## Dataset content
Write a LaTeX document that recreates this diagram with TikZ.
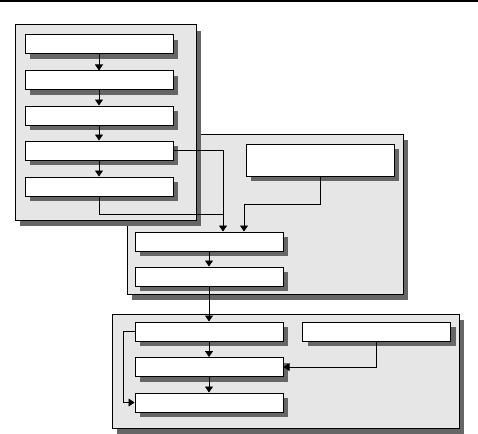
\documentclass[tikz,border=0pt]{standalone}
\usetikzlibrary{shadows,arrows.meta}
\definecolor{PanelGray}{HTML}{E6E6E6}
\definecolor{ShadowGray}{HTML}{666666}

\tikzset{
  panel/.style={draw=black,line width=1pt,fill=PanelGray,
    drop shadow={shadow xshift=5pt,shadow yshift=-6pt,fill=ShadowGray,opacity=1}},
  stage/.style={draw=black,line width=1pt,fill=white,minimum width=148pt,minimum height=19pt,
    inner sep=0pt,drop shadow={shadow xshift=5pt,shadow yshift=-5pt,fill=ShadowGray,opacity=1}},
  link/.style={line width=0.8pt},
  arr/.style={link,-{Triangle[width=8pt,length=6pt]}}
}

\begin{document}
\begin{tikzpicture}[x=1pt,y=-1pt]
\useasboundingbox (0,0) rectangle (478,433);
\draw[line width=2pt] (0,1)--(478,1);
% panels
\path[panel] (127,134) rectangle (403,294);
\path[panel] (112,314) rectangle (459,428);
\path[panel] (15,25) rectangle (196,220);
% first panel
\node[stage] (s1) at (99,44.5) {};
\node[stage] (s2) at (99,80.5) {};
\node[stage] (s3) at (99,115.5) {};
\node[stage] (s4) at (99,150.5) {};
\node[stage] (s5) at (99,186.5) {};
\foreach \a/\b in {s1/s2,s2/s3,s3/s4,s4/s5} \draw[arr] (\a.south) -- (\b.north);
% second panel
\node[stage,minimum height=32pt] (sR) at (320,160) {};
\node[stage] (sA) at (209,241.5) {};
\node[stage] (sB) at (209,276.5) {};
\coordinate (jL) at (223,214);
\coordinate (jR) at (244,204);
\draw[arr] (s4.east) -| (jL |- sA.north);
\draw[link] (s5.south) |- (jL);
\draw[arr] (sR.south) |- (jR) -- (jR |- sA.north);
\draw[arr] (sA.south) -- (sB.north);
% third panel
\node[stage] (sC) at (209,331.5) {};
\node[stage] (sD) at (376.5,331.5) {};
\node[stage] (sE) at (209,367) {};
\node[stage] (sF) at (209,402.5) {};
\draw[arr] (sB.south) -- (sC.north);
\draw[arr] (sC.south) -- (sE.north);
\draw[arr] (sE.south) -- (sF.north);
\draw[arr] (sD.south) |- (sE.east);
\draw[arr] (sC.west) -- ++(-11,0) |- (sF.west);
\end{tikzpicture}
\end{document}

## Requirements
Reproduce the listing exactly. Leave its pictures out.

## Result
Write a LaTeX document that recreates this diagram with TikZ.
\documentclass[tikz,border=0pt]{standalone}
\usetikzlibrary{shadows,arrows.meta}
\definecolor{PanelGray}{HTML}{E6E6E6}
\definecolor{ShadowGray}{HTML}{666666}

\tikzset{
  panel/.style={draw=black,line width=1pt,fill=PanelGray,
    drop shadow={shadow xshift=5pt,shadow yshift=-6pt,fill=ShadowGray,opacity=1}},
  stage/.style={draw=black,line width=1pt,fill=white,minimum width=148pt,minimum height=19pt,
    inner sep=0pt,drop shadow={shadow xshift=5pt,shadow yshift=-5pt,fill=ShadowGray,opacity=1}},
  link/.style={line width=0.8pt},
  arr/.style={link,-{Triangle[width=8pt,length=6pt]}}
}

\begin{document}
\begin{tikzpicture}[x=1pt,y=-1pt]
\useasboundingbox (0,0) rectangle (478,433);
\draw[line width=2pt] (0,1)--(478,1);
% panels
\path[panel] (127,134) rectangle (403,294);
\path[panel] (112,314) rectangle (459,428);
\path[panel] (15,25) rectangle (196,220);
% first panel
\node[stage] (s1) at (99,44.5) {};
\node[stage] (s2) at (99,80.5) {};
\node[stage] (s3) at (99,115.5) {};
\node[stage] (s4) at (99,150.5) {};
\node[stage] (s5) at (99,186.5) {};
\foreach \a/\b in {s1/s2,s2/s3,s3/s4,s4/s5} \draw[arr] (\a.south) -- (\b.north);
% second panel
\node[stage,minimum height=32pt] (sR) at (320,160) {};
\node[stage] (sA) at (209,241.5) {};
\node[stage] (sB) at (209,276.5) {};
\coordinate (jL) at (223,214);
\coordinate (jR) at (244,204);
\draw[arr] (s4.east) -| (jL |- sA.north);
\draw[link] (s5.south) |- (jL);
\draw[arr] (sR.south) |- (jR) -- (jR |- sA.north);
\draw[arr] (sA.south) -- (sB.north);
% third panel
\node[stage] (sC) at (209,331.5) {};
\node[stage] (sD) at (376.5,331.5) {};
\node[stage] (sE) at (209,367) {};
\node[stage] (sF) at (209,402.5) {};
\draw[arr] (sB.south) -- (sC.north);
\draw[arr] (sC.south) -- (sE.north);
\draw[arr] (sE.south) -- (sF.north);
\draw[arr] (sD.south) |- (sE.east);
\draw[arr] (sC.west) -- ++(-11,0) |- (sF.west);
\end{tikzpicture}
\end{document}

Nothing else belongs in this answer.